The following is a small part of a literary translation project I completed while an undergraduate Spanish major. The author is Ana Maria Matute and this essay was published in 1973 as part of her book, El rio (The River).
Ever since I was a young child I have been drawn to trees. I always knew their names, but for a long time I gave them names of my own that I can still remember. The trees in a forest are obviously different from one another, like people, once you have spent time with them. There are things that exist among the trees that cannot be found anywhere else. Nothing is the same as their shade, their silence, their quiet life. The beech trees, the oaks, the white and black poplars. And each one of them has an expression distinct from the others of its kind. I remeber the afternoons, the mornings, the sunset with the light disappearing among the trunks. That intense and silent life, stretched across the land, facing the sky. You are never totally alone among the trees. The wind, the swaying branches, the splendor of the leaves, the pathways of the rain, the crevices that run across the bark; they all fascinate me. I remember how I used to rest my head on the tree trunks and pass the time as if submerged in those tiny routes, lost in some long dream that even today I haven’t been able to decipher. The rain among the trees is different than any other rain, so is the sun, the sounds, and the color of everything.
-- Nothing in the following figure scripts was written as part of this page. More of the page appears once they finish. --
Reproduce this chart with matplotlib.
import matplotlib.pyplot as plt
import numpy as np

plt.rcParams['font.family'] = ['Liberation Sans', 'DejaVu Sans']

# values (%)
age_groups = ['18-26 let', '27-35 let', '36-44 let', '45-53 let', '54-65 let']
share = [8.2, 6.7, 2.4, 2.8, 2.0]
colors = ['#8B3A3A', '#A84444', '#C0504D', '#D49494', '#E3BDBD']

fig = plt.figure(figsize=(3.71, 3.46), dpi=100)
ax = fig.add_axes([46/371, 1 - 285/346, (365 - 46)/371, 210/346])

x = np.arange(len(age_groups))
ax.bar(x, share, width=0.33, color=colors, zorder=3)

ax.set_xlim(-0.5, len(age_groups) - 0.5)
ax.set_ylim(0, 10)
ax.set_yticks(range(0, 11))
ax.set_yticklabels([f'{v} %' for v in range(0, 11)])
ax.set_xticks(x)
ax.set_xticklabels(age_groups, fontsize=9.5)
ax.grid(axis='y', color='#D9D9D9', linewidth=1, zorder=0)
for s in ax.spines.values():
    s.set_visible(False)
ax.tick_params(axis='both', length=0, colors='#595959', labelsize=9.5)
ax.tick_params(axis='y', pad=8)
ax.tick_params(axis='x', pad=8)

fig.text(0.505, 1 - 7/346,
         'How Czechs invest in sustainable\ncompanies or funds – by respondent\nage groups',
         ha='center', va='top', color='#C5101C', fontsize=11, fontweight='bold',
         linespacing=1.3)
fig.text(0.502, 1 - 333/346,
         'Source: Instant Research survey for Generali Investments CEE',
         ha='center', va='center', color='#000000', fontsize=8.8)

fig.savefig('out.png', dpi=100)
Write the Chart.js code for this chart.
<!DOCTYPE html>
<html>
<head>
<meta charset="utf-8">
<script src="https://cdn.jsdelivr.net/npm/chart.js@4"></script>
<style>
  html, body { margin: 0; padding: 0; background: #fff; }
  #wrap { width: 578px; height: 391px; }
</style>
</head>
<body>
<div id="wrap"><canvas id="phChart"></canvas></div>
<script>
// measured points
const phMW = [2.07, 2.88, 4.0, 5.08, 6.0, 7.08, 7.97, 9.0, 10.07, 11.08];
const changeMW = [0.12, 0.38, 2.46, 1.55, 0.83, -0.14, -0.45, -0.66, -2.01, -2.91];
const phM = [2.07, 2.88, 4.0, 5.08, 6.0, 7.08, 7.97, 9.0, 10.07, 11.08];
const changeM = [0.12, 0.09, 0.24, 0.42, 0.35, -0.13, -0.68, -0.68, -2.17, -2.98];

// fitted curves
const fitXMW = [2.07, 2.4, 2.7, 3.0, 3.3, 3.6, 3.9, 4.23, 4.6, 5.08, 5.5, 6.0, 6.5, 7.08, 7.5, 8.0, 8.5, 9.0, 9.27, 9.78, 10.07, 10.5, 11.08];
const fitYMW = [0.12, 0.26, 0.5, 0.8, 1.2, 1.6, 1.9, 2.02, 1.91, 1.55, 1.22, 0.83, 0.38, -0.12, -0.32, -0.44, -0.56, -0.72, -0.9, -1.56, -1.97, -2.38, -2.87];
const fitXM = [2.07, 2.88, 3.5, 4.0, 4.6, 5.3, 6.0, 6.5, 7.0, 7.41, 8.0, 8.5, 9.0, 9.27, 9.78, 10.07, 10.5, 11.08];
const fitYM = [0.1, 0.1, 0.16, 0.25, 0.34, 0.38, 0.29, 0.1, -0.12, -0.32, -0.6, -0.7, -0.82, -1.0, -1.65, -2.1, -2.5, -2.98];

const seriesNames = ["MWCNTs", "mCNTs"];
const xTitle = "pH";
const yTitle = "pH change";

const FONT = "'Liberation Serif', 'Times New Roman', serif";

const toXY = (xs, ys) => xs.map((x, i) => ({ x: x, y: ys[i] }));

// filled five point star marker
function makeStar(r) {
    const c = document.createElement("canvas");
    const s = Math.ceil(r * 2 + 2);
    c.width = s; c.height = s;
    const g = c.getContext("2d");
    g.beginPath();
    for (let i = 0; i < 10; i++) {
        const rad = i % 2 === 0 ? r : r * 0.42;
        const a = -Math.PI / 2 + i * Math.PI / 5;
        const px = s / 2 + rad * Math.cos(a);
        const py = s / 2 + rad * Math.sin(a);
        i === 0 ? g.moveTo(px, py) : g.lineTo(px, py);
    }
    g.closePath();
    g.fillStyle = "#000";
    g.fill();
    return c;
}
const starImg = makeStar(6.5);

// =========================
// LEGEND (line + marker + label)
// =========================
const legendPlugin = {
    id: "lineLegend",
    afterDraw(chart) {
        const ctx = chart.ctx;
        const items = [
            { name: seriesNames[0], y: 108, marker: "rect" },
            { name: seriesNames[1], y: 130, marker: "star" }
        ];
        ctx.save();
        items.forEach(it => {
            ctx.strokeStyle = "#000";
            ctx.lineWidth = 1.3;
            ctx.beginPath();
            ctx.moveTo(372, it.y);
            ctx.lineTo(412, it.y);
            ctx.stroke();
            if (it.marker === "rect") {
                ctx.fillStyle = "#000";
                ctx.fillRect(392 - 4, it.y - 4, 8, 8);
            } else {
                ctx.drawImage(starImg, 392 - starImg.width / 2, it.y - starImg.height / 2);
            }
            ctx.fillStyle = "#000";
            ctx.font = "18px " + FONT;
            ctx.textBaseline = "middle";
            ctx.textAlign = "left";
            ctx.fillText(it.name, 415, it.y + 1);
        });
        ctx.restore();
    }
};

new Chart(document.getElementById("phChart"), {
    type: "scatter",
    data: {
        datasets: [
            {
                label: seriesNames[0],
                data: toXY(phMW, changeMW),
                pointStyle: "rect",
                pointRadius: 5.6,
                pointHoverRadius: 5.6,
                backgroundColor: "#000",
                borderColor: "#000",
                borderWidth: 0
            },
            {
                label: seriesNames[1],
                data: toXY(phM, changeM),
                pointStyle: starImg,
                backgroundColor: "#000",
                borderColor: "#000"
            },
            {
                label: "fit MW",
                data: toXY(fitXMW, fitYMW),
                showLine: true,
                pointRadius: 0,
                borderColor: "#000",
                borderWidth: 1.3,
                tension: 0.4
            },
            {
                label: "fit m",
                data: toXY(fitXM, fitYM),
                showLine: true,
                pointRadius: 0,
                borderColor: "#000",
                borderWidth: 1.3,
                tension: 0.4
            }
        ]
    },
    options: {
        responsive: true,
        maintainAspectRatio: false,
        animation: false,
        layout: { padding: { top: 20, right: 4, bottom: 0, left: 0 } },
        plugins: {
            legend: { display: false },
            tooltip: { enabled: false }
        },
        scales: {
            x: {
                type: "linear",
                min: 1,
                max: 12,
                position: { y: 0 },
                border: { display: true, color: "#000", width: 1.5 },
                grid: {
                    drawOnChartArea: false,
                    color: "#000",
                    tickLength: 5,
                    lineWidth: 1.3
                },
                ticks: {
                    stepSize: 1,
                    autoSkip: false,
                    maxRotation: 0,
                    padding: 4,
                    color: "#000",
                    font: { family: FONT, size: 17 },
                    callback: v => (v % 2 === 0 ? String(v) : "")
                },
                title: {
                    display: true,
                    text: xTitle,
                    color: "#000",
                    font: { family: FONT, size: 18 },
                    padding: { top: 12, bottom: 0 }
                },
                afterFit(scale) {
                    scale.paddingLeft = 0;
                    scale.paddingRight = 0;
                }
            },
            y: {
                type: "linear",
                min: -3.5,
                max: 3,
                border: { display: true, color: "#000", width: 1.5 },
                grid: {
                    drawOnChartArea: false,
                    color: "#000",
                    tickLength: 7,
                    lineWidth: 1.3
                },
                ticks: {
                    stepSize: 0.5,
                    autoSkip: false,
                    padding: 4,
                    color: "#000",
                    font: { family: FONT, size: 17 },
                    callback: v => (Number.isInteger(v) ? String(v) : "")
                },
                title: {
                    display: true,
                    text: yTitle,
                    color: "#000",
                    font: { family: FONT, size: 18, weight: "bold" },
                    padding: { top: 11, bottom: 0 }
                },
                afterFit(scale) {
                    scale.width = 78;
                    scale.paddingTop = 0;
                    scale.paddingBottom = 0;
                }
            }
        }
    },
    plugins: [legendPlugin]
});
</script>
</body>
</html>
Time, which turns all things to ash, seems to linger among the trees and, like the wind, embraces and is gone. They grow before our eyes, but we don’t realize it. They stretch out their branches and don’t grow old. Maybe one day someone says, “That tree has died.” And then we realize suddenly and completely that the tree has stopped living, that it is only a corpse, still standing proudly. It allows itself to be bound with ropes, to be severed. Painlessly it falls, raising a warm, delicate dust and disappears with its great dignity intact. No one can humiliate a tree. No one has ever seen one die. I have always loved trees and sensed their nostalgia. I remember a tall tree that stood all alone at the beginning of the path that went from the meadow to the high garden of the house. It was a type of black poplar known as “Carolina”, with a thick and knotted trunk and large leaves that was planted by one of my uncles when he was a child. In the time that I knew it, it seemed like the mast of some strange and great ship. Many times as children we “played ship” underneath that tree, or we stretched out beneath its branches when we came back from the river or some other excursion to calm down before we went in the house, so that no one would know from our tired faces what we’d been up to. That tree was something natural and majestic, immune and wisely established. As unchangeable as the sun, I never wondered when it had been born, nor did I ever think that one day it would die. Nonetheless, one morning my grandfather said, pointing at it with his walking stick, “That tree is dead.”
It was like a revelation for me. All of a sudden I realized that I had grown up, that I was no longer a little girl. That lives, objects, feelings, and even dreams were disappearing all around me. That no longer would anyone stretch out near that trunk to watch the clouds pass by, as if escaping to some unknown land. I felt pain that was unknown to me up until that moment. An intense pain, but a beautiful one.
My grandfather ordered that the tree be cut down. I witnessed the scene atop the stone wall that surrounded the poplar grove. They hit its base with axes, surrounded its body with rope. There was something great and sad in all of this, like martyrdom. The tree didn’t lose its grace or its great pride for a moment during its beautiful death. The blows of the axes rang out clearly in the morning. They hurt and did good at the same time. I said to myself, “I hope that I will always be treated like this.” I wished then that the bad news, the bitter events, and death would come upon me suddenly, courageously, without slow and falsely charitable announcements. If death or sorrow were to come upon us as they come upon a tree, we would never grow old.